[START OF DATA SECTION]

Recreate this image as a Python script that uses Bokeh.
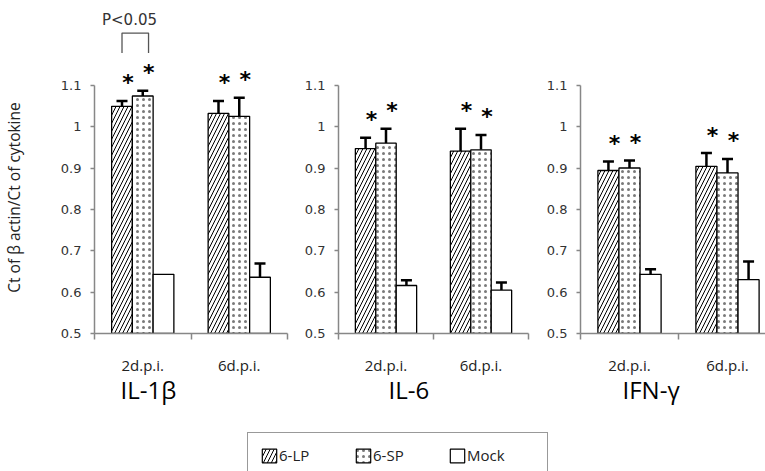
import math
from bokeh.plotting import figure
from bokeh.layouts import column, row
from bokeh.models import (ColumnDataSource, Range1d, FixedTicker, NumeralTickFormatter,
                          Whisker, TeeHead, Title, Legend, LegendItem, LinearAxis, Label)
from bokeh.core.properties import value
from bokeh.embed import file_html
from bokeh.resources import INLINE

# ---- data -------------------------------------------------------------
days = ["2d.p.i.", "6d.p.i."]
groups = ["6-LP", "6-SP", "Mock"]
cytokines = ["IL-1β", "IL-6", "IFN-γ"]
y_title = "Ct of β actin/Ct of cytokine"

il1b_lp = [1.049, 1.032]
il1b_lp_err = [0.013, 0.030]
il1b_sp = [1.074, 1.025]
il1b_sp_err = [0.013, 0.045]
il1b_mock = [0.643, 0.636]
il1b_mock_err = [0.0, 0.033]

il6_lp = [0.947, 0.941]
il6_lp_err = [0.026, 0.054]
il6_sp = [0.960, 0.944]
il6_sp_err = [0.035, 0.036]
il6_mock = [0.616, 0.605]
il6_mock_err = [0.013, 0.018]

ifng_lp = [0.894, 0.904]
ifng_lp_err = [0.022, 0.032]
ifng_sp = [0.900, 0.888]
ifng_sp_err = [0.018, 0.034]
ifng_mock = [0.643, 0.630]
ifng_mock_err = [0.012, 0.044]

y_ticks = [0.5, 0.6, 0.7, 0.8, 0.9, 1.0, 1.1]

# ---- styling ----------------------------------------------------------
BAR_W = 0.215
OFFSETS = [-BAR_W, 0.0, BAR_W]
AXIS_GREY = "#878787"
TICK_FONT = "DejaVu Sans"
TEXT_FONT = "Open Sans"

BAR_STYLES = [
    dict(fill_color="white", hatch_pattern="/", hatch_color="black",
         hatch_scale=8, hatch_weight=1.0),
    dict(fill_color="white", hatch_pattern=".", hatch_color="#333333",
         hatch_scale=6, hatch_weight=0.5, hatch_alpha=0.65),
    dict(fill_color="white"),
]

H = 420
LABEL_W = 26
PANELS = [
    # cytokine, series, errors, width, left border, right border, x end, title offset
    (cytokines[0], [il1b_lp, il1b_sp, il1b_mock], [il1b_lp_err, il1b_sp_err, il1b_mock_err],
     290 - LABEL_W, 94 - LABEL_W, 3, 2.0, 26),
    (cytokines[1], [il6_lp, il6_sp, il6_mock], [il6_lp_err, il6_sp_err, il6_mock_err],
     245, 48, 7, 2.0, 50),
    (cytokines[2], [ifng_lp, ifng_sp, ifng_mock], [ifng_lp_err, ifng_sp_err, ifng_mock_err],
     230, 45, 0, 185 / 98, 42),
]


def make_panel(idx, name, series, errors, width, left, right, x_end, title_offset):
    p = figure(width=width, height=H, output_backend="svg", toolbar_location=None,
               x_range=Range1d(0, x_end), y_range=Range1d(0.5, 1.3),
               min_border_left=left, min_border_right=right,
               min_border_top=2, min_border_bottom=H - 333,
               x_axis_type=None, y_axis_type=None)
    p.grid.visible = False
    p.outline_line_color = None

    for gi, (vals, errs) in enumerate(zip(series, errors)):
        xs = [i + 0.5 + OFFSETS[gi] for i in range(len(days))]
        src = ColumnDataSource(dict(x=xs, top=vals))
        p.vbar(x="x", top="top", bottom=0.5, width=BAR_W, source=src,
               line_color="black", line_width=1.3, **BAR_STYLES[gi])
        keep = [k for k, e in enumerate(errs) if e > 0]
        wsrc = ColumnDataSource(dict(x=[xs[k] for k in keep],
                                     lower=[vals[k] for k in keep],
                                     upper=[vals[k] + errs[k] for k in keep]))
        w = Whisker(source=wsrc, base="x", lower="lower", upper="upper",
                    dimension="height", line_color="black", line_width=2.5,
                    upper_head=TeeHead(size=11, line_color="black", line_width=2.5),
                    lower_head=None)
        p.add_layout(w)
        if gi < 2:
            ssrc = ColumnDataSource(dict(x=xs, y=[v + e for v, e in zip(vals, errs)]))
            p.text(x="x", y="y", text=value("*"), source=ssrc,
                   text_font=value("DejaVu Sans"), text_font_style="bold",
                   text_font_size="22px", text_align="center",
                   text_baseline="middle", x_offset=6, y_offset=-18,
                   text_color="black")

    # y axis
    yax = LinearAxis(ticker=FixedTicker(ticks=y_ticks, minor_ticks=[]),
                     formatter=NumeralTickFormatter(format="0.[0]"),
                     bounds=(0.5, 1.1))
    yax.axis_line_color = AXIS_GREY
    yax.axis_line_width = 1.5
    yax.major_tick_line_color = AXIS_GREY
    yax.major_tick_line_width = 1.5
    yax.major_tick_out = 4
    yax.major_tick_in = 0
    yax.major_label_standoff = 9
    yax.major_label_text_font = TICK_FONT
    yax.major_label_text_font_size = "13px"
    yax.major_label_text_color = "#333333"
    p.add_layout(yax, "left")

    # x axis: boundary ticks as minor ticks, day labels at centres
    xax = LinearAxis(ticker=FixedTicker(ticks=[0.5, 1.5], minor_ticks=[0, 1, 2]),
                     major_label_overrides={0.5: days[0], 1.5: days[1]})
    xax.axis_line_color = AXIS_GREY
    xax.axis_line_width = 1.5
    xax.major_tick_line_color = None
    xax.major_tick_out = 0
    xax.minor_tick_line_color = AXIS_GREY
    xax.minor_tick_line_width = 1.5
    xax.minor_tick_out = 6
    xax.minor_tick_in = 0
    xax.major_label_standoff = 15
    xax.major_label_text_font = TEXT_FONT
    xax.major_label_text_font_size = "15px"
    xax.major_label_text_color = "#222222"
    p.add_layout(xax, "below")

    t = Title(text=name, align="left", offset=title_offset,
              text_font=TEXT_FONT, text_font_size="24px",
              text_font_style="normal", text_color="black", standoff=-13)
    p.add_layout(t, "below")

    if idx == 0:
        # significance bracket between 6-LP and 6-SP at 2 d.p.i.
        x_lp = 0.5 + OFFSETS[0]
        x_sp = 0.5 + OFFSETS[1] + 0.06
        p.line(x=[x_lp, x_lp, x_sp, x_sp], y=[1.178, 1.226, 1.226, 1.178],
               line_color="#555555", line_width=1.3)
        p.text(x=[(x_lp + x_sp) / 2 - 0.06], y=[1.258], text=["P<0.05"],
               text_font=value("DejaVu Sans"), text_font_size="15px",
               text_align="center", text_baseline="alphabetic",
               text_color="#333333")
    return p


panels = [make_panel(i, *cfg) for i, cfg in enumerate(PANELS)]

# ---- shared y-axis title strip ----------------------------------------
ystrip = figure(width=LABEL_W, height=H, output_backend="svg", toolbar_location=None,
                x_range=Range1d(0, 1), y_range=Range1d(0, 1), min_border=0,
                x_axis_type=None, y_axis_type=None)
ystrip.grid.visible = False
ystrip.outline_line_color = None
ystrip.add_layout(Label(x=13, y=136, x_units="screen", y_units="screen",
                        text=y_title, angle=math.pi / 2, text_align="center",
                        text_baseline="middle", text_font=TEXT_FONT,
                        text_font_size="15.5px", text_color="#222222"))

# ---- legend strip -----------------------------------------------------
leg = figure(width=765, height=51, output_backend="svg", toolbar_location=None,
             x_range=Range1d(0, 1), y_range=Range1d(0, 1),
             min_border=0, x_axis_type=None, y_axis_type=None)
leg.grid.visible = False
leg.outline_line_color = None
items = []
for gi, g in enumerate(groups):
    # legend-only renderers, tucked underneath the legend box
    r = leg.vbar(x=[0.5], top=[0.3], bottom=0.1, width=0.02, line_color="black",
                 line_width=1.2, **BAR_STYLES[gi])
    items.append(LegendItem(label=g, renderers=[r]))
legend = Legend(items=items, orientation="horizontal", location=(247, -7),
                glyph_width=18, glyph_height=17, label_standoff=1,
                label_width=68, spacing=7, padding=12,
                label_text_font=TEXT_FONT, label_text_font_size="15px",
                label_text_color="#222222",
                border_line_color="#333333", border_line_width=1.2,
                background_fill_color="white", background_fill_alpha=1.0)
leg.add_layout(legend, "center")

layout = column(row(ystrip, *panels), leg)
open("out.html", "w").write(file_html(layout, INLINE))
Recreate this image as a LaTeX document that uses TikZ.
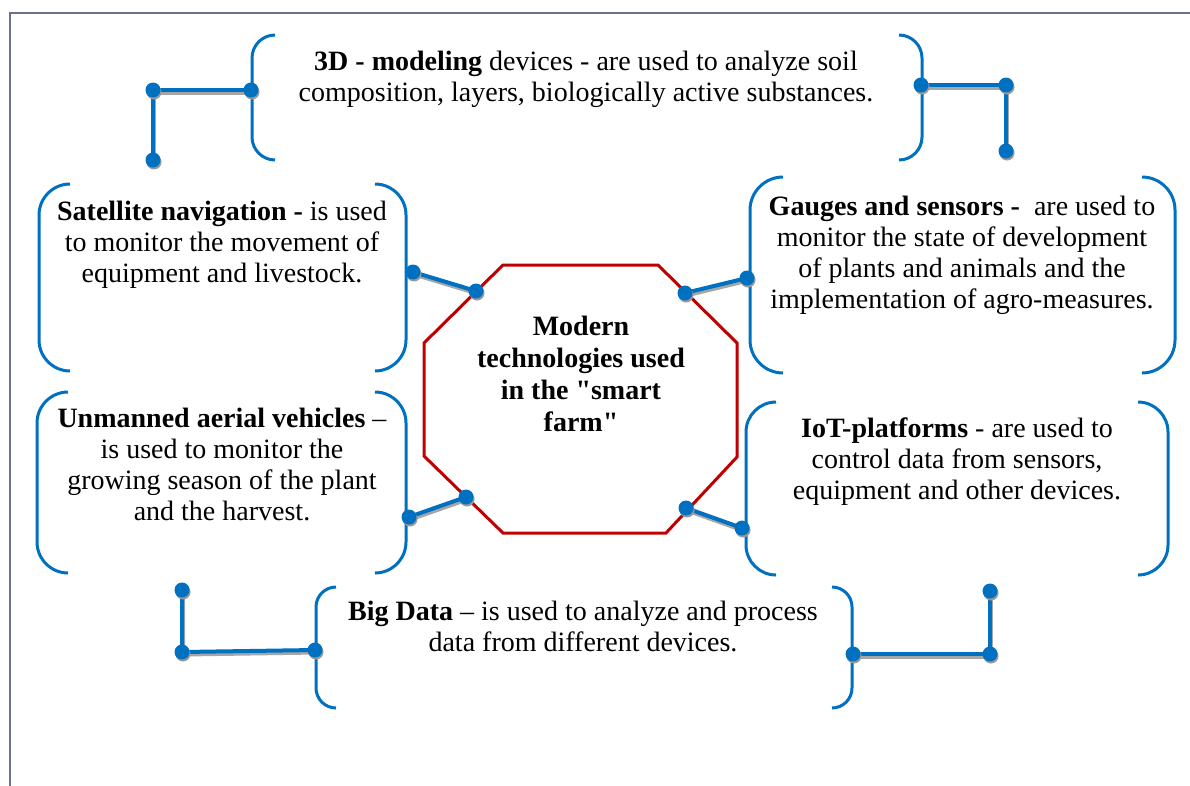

[END OF DATA SECTION]

■ **WRITTEN PROBLEM**:
Across the material above, count every line holding "image" and write down only the number.

■ **COMPLETED EXERCISE**:
2